Watersheds: Locating Ourselves in the Flow of Water
- 4 days ago
- 3 min read
Wherever we are, we are in a watershed.
We are above somewhere else, below somewhere else, or connected through the paths water takes as it moves across land. Rain falls on roofs, slopes, roads, forests, yards, drains, rivers, and coastlines. It carries soil, nutrients, pollution, seeds, heat, memory, and life from one place to another.
This makes location relational. While we can say where we live by naming a country, town, or road. Could we easily describe where you were in terms of a watershed?
How can our location in the landscape be described in relationship with the flow of water?
That question changes the map. Political lines help us organize ownership and administration. But land also organizes itself through ecological features. If we paid closer attention to those patterns, we might organize ourselves differently. We might plan towns, farms, roads, homes, and restoration work around the actual movement of life through land.
One of the clearest ways to see this is through watersheds.
What is a watershed?
A watershed is the area of land where water drains toward a shared point. The entire drainage basin is considered a unit

When rain falls on one side of a ridge, it may flow toward one river system. When it falls on the other side, it may flow somewhere else entirely. These boundaries can be small enough to shape a neighbourhood stream or large enough to contain many communities, rivers, hillsides, and ecosystems.
Watersheds are ecological units. They also give rise to communities of life. In this sense, watersheds are often among the “realer” divisions of land, asking us to notice what is upstream from us and who is downstream. It asks us to recognize that the health of a place is shared.
To support that attention, we’re sharing three resources that help us reimagine how we inhabit land and help us find, understand, and care for our own watersheds.
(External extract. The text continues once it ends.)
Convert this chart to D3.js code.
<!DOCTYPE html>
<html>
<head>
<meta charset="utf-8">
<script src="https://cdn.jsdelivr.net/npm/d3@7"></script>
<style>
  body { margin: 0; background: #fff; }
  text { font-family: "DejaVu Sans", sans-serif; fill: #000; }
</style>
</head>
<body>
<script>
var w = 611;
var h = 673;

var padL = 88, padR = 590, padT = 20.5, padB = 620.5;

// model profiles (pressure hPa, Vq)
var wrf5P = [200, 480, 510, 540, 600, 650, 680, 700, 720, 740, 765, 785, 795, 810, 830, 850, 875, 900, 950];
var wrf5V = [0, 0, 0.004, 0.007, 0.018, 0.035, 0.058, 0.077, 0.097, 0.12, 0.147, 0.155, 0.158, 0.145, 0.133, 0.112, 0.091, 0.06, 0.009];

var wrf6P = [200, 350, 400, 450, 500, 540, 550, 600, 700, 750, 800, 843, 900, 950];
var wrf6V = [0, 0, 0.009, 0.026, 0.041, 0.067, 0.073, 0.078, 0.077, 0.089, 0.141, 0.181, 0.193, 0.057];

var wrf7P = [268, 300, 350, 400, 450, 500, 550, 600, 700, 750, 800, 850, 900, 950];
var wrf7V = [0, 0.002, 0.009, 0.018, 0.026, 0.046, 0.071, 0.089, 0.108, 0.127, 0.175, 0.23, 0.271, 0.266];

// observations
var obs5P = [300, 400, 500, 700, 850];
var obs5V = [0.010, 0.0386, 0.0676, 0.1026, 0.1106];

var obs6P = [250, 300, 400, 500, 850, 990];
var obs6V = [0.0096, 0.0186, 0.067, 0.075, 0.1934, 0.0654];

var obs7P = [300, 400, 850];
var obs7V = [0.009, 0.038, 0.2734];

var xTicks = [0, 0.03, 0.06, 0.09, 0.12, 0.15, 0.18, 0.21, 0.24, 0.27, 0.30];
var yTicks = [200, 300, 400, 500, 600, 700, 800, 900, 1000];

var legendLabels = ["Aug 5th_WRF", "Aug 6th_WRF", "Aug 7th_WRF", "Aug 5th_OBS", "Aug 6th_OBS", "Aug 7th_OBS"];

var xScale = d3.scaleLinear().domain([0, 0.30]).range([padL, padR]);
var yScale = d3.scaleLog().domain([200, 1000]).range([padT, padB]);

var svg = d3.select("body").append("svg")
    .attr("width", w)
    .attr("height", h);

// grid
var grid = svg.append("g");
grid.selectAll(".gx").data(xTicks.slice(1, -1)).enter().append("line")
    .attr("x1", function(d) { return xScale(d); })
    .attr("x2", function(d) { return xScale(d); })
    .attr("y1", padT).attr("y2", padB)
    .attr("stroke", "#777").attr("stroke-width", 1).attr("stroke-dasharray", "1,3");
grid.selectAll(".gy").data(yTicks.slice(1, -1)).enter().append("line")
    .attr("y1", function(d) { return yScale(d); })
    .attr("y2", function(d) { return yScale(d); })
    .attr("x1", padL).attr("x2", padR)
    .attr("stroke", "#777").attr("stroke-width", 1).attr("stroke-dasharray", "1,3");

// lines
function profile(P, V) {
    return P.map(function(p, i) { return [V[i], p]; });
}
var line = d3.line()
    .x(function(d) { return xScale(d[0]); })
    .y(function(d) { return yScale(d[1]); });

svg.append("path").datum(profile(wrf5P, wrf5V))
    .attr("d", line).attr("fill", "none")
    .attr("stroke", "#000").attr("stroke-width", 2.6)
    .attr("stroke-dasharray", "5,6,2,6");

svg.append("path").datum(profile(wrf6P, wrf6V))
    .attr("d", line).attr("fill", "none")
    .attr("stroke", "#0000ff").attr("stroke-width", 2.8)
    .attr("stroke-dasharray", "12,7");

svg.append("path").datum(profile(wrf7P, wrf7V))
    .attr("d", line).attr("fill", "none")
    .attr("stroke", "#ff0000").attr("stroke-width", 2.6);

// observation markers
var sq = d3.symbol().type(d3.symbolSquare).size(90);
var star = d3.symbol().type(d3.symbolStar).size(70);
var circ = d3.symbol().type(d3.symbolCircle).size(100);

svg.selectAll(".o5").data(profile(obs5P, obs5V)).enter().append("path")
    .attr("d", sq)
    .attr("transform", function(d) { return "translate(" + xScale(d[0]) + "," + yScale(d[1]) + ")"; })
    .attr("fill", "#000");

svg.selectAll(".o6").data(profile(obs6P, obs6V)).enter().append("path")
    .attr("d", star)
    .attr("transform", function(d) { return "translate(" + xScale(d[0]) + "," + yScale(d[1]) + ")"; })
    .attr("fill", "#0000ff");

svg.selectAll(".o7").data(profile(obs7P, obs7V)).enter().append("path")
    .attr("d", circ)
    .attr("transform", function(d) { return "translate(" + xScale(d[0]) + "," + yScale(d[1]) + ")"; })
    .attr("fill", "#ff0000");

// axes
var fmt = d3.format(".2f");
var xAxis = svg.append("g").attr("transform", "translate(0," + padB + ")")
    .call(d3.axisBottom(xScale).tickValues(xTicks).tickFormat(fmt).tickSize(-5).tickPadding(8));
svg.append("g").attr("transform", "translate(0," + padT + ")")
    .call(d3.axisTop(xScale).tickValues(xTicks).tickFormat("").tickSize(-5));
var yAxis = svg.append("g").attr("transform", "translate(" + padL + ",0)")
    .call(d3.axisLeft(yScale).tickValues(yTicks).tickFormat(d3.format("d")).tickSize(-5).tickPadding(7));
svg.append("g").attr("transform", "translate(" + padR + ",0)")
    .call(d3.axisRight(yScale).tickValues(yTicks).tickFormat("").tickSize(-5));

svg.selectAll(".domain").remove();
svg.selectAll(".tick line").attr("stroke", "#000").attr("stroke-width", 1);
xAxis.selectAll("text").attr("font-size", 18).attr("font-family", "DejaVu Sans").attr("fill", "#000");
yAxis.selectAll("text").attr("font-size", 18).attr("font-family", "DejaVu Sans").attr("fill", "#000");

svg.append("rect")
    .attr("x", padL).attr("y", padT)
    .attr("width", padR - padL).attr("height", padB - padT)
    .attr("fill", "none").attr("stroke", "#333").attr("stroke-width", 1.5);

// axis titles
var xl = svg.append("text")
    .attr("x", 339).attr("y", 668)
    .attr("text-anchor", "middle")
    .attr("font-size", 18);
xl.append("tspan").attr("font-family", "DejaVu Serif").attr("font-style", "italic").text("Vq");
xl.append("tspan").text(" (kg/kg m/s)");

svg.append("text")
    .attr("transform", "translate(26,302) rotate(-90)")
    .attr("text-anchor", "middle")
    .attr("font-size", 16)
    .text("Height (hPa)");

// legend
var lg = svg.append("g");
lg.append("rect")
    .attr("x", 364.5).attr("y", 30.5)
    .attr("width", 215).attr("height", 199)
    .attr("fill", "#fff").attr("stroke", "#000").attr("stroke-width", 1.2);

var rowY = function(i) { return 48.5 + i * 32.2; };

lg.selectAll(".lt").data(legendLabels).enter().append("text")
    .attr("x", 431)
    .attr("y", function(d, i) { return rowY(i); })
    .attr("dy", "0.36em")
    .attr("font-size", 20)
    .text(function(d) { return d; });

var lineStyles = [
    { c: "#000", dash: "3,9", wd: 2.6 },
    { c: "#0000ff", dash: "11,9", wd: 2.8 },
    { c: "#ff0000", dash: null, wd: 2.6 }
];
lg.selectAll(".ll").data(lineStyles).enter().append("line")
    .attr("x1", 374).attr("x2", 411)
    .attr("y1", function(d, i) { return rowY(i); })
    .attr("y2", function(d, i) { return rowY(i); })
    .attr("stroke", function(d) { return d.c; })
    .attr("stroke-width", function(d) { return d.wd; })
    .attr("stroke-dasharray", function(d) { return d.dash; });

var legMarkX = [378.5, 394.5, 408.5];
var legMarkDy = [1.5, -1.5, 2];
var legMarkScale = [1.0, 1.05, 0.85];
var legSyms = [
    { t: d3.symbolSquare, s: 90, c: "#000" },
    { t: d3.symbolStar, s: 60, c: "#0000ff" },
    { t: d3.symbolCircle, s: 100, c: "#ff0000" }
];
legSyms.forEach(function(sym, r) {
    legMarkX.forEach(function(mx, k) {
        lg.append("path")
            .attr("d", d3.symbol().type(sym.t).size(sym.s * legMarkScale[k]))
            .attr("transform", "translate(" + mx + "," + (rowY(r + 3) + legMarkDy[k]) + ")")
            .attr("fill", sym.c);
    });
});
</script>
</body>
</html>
Resource 1: How (and why) to Find Your Watershed
The value of this resource is simple: it helps you ask better questions about where you are. What is the high ground near you? Where does rainwater go when it leaves your roof, yard, street, or farm? What stream, river, wetland, coastline, or drainage system receives it?
Use this resource as a first mapping exercise. Watch it, then open a map, look outside, or walk your land.
Resource 2: My Watershed, My Home
Set in Trinidad and Tobago, My Watershed, My Home takes us into Fondes Amandes, St. Ann’s, on the outskirts of Port of Spain. The film follows diverse members of the community as they work to reforest their watershed, bring back biodiversity, and respond creatively to the underlying issues that fuel the persistent threat of forest fires. For us, this film is a reminder that watershed restoration is not abstract. It can begin with neighbours, local knowledge, repeated care, and a commitment to the hillsides, gullies, rivers, and forests that make home possible.
Resource 3: Watershed Democracy
This resource expands watershed thinking beyond personal location and into public life.
If water moves across political boundaries, then land care cannot be fully understood through political boundaries alone. Watershed democracy is a concept useful for anyone thinking about planning and governance from an ecological perspective. What would change if our decisions followed the shape of the land more closely?
A simple invitation
Look outside.
Look up. Look down.
Ask where water comes from before it reaches you, and where it goes after it leaves.
Wherever we are, we are already in a watershed. The invitation is to learn its shape, care for its flows, and remember that home begins with relationship.